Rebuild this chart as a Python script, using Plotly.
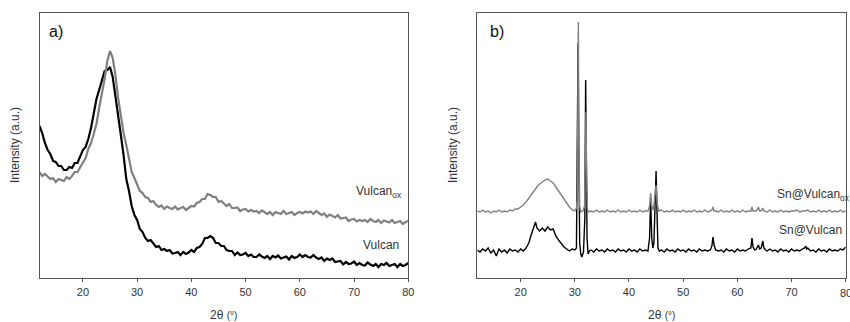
import plotly.graph_objects as go

# ---------------- DATA ----------------
# panel a) : 2-theta scan grid (0.5 deg steps, 12..80)
two_theta_a = [round(12 + 0.5 * i, 1) for i in range(137)]

vulcan_ox_a = [106, 102, 104, 101, 99, 100, 96, 99, 98, 97,
               101, 99, 102, 106, 106, 111, 116, 120, 129, 135,
               144, 154, 170, 184, 199, 217, 227, 220, 203, 180,
               163, 145, 133, 121, 106, 100, 94, 87, 85, 81,
               80, 76, 77, 73, 71, 72.5, 69, 71.5, 70, 69,
               71.5, 68.5, 70, 71, 68, 70.5, 72, 71.5, 75, 76,
               79, 79, 84, 83, 81, 81, 76, 77, 74, 72,
               74, 70, 70, 70.5, 67, 68.5, 69, 66.5, 68, 66.5,
               67, 65, 67.5, 65.5, 64, 66, 63, 66, 65, 64,
               67, 64, 65, 66, 63, 65, 66, 64.5, 66.5, 65.5,
               66.5, 64, 67, 64.5, 63, 64.5, 61, 63.5, 62, 60.5,
               63, 59.5, 60, 60.5, 57, 58.5, 59, 56.5, 58, 57,
               58, 56, 59, 57, 56, 58, 55, 57.5, 56.5, 55.5,
               58, 55, 56, 57, 54, 56, 57]

vulcan_a = [152, 145, 135, 128, 124, 117, 116, 112, 112, 108,
            108, 111, 110, 115, 115, 121, 128, 131, 139, 150,
            164, 179, 188, 197, 207, 208, 211, 201, 183, 162,
            143, 123, 99, 87, 72, 63, 58, 49, 46, 40,
            37, 38, 34, 31, 32, 28, 29, 27, 28, 24.5,
            25, 26, 23, 26, 24, 25.5, 28, 26, 30, 31,
            34, 40, 40, 42, 40, 35, 35, 32, 32, 28,
            27, 27, 23, 25.5, 23, 23.5, 25, 22, 23.5, 21,
            21, 23.5, 21.5, 20, 22, 19, 22, 20.5, 22.5, 19.5,
            20.5, 21.5, 18.5, 22, 20, 21, 23.5, 21, 23, 21,
            20.5, 23, 20.5, 19, 20.5, 17, 19.5, 18, 19.5, 16,
            16.5, 17, 13.5, 16, 14, 14.5, 16.5, 13, 15, 13,
            12.5, 15.5, 13.5, 12, 14, 11, 14, 13, 15, 12,
            13, 14, 11, 14, 12, 13, 15]

# panel b) : Sn@Vulcan
two_theta_sn = [12, 12.5, 13, 13.5, 14, 14.5, 15, 15.5, 16, 16.5,
                17, 17.5, 18, 18.5, 19, 19.5, 20, 20.5, 21, 21.5,
                22, 22.5, 22.75, 23, 23.5, 24, 24.5, 25, 25.5, 26,
                26.5, 27, 27.5, 28, 28.5, 29, 29.5, 30, 30.3, 30.45,
                30.6, 30.75, 30.9, 31.1, 31.3, 31.6, 31.85, 32.0, 32.1, 32.25,
                32.45, 32.7, 33, 33.5, 34, 34.5, 35, 35.5, 36, 36.5,
                37, 37.5, 38, 38.5, 39, 39.5, 40, 40.5, 41, 41.5,
                42, 42.5, 43, 43.5, 43.8, 44.0, 44.2, 44.4, 44.6, 44.85,
                45.0, 45.15, 45.35, 45.6, 46, 46.5, 47, 47.5, 48, 48.5,
                49, 49.5, 50, 50.5, 51, 51.5, 52, 52.5, 53, 53.5,
                54, 54.5, 55, 55.3, 55.5, 55.7, 56, 56.5, 57, 57.5,
                58, 58.5, 59, 59.5, 60, 60.5, 61, 61.5, 62, 62.5,
                62.7, 62.9, 63.2, 63.5, 63.9, 64.1, 64.4, 64.7, 64.9, 65.2,
                65.5, 66, 66.5, 67, 67.5, 68, 68.5, 69, 69.5, 70,
                70.5, 71, 71.5, 72, 72.4, 72.6, 72.8, 73, 73.5, 74,
                74.5, 75, 75.5, 76, 76.5, 77, 77.5, 78, 78.5, 79,
                79.5, 80]
sn_vulcan = [28, 26, 29, 27, 30, 25, 28, 22, 29, 26,
             28, 25, 29, 27, 28, 26, 29, 27, 30, 35,
             44, 53, 56, 50, 47, 50, 47, 51, 48, 49,
             42, 38, 34, 31, 29, 27, 29, 28, 30, 120,
             235, 120, 35, 24, 21, 26, 60, 198, 150, 40,
             24, 27, 28, 26, 29, 27, 28, 26, 29, 27,
             28, 26, 29, 27, 28, 26, 29, 27, 28, 26,
             29, 27, 28, 27, 40, 80, 40, 30, 35, 80,
             107, 70, 30, 27, 28, 26, 29, 27, 28, 26,
             29, 27, 28, 26, 29, 27, 28, 26, 29, 27,
             28, 27, 28, 32, 41, 33, 28, 27, 28, 26,
             29, 27, 28, 26, 29, 27, 28, 27, 29, 30,
             40, 31, 28, 29, 33, 29, 30, 37, 30, 28,
             27, 29, 27, 28, 26, 29, 27, 28, 26, 29,
             27, 28, 27, 29, 30, 32, 29, 30, 27, 28,
             26, 29, 27, 28, 26, 29, 27, 28, 27, 29,
             28, 31]

two_theta_snox = [12, 12.5, 13, 13.5, 14, 14.5, 15, 15.5, 16, 16.5,
                  17, 17.5, 18, 18.5, 19, 19.5, 20, 20.5, 21, 21.5,
                  22, 22.5, 23, 23.5, 24, 24.5, 25, 25.5, 26, 26.5,
                  27, 27.5, 28, 28.5, 29, 29.5, 30, 30.3, 30.45, 30.55,
                  30.65, 30.75, 30.9, 31.1, 31.5, 31.8, 31.95, 32.05, 32.15, 32.3,
                  32.5, 33, 33.5, 34, 34.5, 35, 35.5, 36, 36.5, 37,
                  37.5, 38, 38.5, 39, 39.5, 40, 40.5, 41, 41.5, 42,
                  42.5, 43, 43.5, 43.8, 44.0, 44.2, 44.5, 44.8, 45.0, 45.2,
                  45.5, 46, 46.5, 47, 47.5, 48, 48.5, 49, 49.5, 50,
                  50.5, 51, 51.5, 52, 52.5, 53, 53.5, 54, 54.5, 55,
                  55.3, 55.5, 55.7, 56, 56.5, 57, 57.5, 58, 58.5, 59,
                  59.5, 60, 60.5, 61, 61.5, 62, 62.5, 62.7, 62.9, 63.5,
                  63.9, 64.1, 64.4, 64.7, 64.9, 65.5, 66, 66.5, 67, 67.5,
                  68, 68.5, 69, 69.5, 70, 70.5, 71, 71.5, 72, 72.5,
                  73, 73.5, 74, 74.5, 75, 75.5, 76, 76.5, 77, 77.5,
                  78, 78.5, 79, 79.5, 80]
sn_vulcan_ox = [67, 66, 68, 66, 67, 65, 67, 66, 68, 66,
                67, 66, 68, 67, 69, 69, 71, 73, 76, 80,
                84, 87, 91, 94, 96, 98, 99, 97, 95, 91,
                87, 83, 78, 74, 71, 68, 67, 70, 79, 160,
                256, 150, 72, 66, 67, 72, 120, 166, 118, 70,
                66, 67, 66, 68, 66, 67, 66, 68, 66, 67,
                66, 68, 66, 67, 66, 68, 66, 67, 66, 68,
                66, 67, 67, 72, 85, 72, 68, 80, 93, 74,
                67, 68, 66, 67, 66, 68, 66, 67, 66, 68,
                66, 67, 66, 68, 66, 67, 66, 68, 66, 67,
                68, 71, 67, 67, 66, 68, 66, 67, 66, 68,
                66, 67, 66, 68, 66, 67, 67, 71, 67, 67,
                71, 67, 67, 70, 67, 66, 68, 66, 67, 66,
                68, 66, 67, 66, 67, 67, 68, 66, 67, 67,
                68, 66, 67, 66, 68, 66, 67, 66, 68, 66,
                67, 66, 68, 66, 67]

tick_vals = [20, 30, 40, 50, 60, 70, 80]

# ---------------- FIGURE ----------------
BLACK = "#000000"
GREY = "#808080"
FRAME = "#555555"
NARROW = "Liberation Sans Narrow, Arial Narrow, Liberation Sans, Arial, sans-serif"
SANS = "Liberation Sans, Arial, sans-serif"
TICKFONT = dict(family=NARROW, size=11, color="#333333")

fig = go.Figure()
fig.add_trace(go.Scatter(x=two_theta_a, y=vulcan_a, mode="lines", line=dict(color=BLACK, width=2.2),
                         xaxis="x", yaxis="y", showlegend=False, hoverinfo="skip"))
fig.add_trace(go.Scatter(x=two_theta_a, y=vulcan_ox_a, mode="lines", line=dict(color=GREY, width=2.2),
                         xaxis="x", yaxis="y", showlegend=False, hoverinfo="skip"))
fig.add_trace(go.Scatter(x=two_theta_sn, y=sn_vulcan, mode="lines", line=dict(color=BLACK, width=1.4),
                         xaxis="x2", yaxis="y2", showlegend=False, hoverinfo="skip"))
fig.add_trace(go.Scatter(x=two_theta_snox, y=sn_vulcan_ox, mode="lines", line=dict(color=GREY, width=1.4),
                         xaxis="x2", yaxis="y2", showlegend=False, hoverinfo="skip"))

W, H = 850, 322
ytop, ybot = 13, 278
ydom = [(H - ybot) / H, (H - ytop) / H]

xaxis_common = dict(range=[12, 80], tickvals=tick_vals, ticks="outside", ticklen=3, tickwidth=1,
                    tickcolor=FRAME, showline=True, linecolor=FRAME, linewidth=1, mirror=True,
                    showgrid=False, zeroline=False, ticklabelstandoff=1, automargin=False,
                    tickfont=TICKFONT)
yaxis_common = dict(range=[0, 265], showticklabels=False, ticks="", showline=True, linecolor=FRAME,
                    linewidth=1, mirror=True, showgrid=False, zeroline=False, automargin=False)

fig.update_layout(
    width=W, height=H, margin=dict(l=0, r=0, t=0, b=0, autoexpand=False),
    paper_bgcolor="white", plot_bgcolor="white",
    xaxis=dict(domain=[39.5 / W, 408.3 / W], anchor="y", **xaxis_common),
    yaxis=dict(domain=ydom, anchor="x", **yaxis_common),
    xaxis2=dict(domain=[477.3 / W, 845.7 / W], anchor="y2", **xaxis_common),
    yaxis2=dict(domain=ydom, anchor="x2", **yaxis_common),
)

ann = []
# axis titles
for xc in [(39.5 + 408.3) / 2 / W, (477.3 + 845.7) / 2 / W]:
    ann.append(dict(x=xc, y=(H - 315) / H, xref="paper", yref="paper", showarrow=False,
                    text="2θ <span style='font-size:10px'>(°)</span>",
                    font=dict(family=NARROW, size=12, color="#333333"), xanchor="center", yanchor="middle"))
for xp in [15, 453]:
    ann.append(dict(x=xp / W, y=(H - 145) / H, xref="paper", yref="paper", showarrow=False,
                    text="Intensity (a.u.)", textangle=-90,
                    font=dict(family=SANS, size=12, color="#333333"), xanchor="center", yanchor="middle"))
# last tick label of panel b, partly outside the page as in the reference
ann.append(dict(x=80, y=(H - 292.5) / H, xref="x2", yref="paper", showarrow=False, text="80",
                font=TICKFONT, xanchor="center", yanchor="middle"))
# panel letters
ann.append(dict(x=47 / W, y=(H - 31) / H, xref="paper", yref="paper", showarrow=False, text="a)",
                font=dict(family=SANS, size=16, color="#111111"), xanchor="left", yanchor="middle"))
ann.append(dict(x=488 / W, y=(H - 31) / H, xref="paper", yref="paper", showarrow=False, text="b)",
                font=dict(family=SANS, size=16, color="#111111"), xanchor="left", yanchor="middle"))
# series labels
lab_font = dict(family=NARROW, size=12, color="#333333")
ann.append(dict(x=69.9, y=86, xref="x", yref="y", showarrow=False, text="Vulcan<sub>ox</sub>",
                font=lab_font, xanchor="left", yanchor="middle"))
ann.append(dict(x=71.2, y=33, xref="x", yref="y", showarrow=False, text="Vulcan",
                font=lab_font, xanchor="left", yanchor="middle"))
ann.append(dict(x=66.9, y=83, xref="x2", yref="y2", showarrow=False, text="Sn@Vulcan<sub>ox</sub>",
                font=lab_font, xanchor="left", yanchor="middle"))
ann.append(dict(x=67.3, y=48, xref="x2", yref="y2", showarrow=False, text="Sn@Vulcan",
                font=lab_font, xanchor="left", yanchor="middle"))
fig.update_layout(annotations=ann)

fig.write_html("out.html",
               config={"displayModeBar": False, "staticPlot": True},
               post_script="document.body.style.margin='0';"
                           "document.documentElement.style.overflow='hidden';"
                           "document.body.style.overflow='hidden';")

^^^^^^^^

# [What needs to be done]
Only the lines from the top of the data through the line with "two_theta_a = [round(12" should be quoted, exactly and with both ends kept; skip the pictures.

# [Written answer]
Rebuild this chart as a Python script, using Plotly.
import plotly.graph_objects as go

# ---------------- DATA ----------------
# panel a) : 2-theta scan grid (0.5 deg steps, 12..80)
two_theta_a = [round(12 + 0.5 * i, 1) for i in range(137)]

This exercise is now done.